New York courts have held that the rule against vicarious liability in discrimination cases does not bar recovery against an employer where the harasser is its highest-ranking employee (Loughry v Lincoln First Bank, 67 NY2d 369 [1986]). This Court must decide whether New York's rule against vicarious liability in abuse cases bars recovery against an employer where, as here, the harasser is its highest-ranking employee. The Court finds it does not. The employer may be held directly liable for acts of discrimination perpetrated by a high-level managerial employee.
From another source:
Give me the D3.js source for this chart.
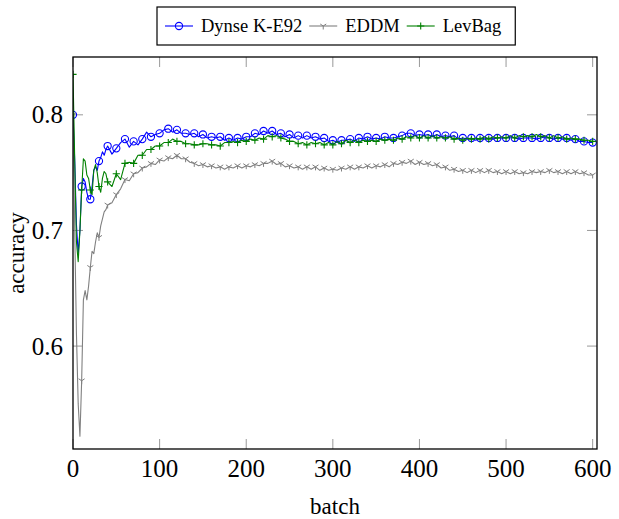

In reaching this determination, the Court has considered the purposes of the [*3]acquiescence or condonation requirement and the manner in which notice of the harassment would be given to the corporate employer in the usual case. Under New York law, where the complainant is harassed by a low-level supervisor or a co-employee, the complainant is required to establish only that upper-level supervisors had knowledge of the conduct and ignored it; if so, the harassment will be imputed to the corporate employer and will result in imposition of direct liability. However, there is no opportunity to make a complaint to upper-level management where the harasser is the highest-ranking supervisor.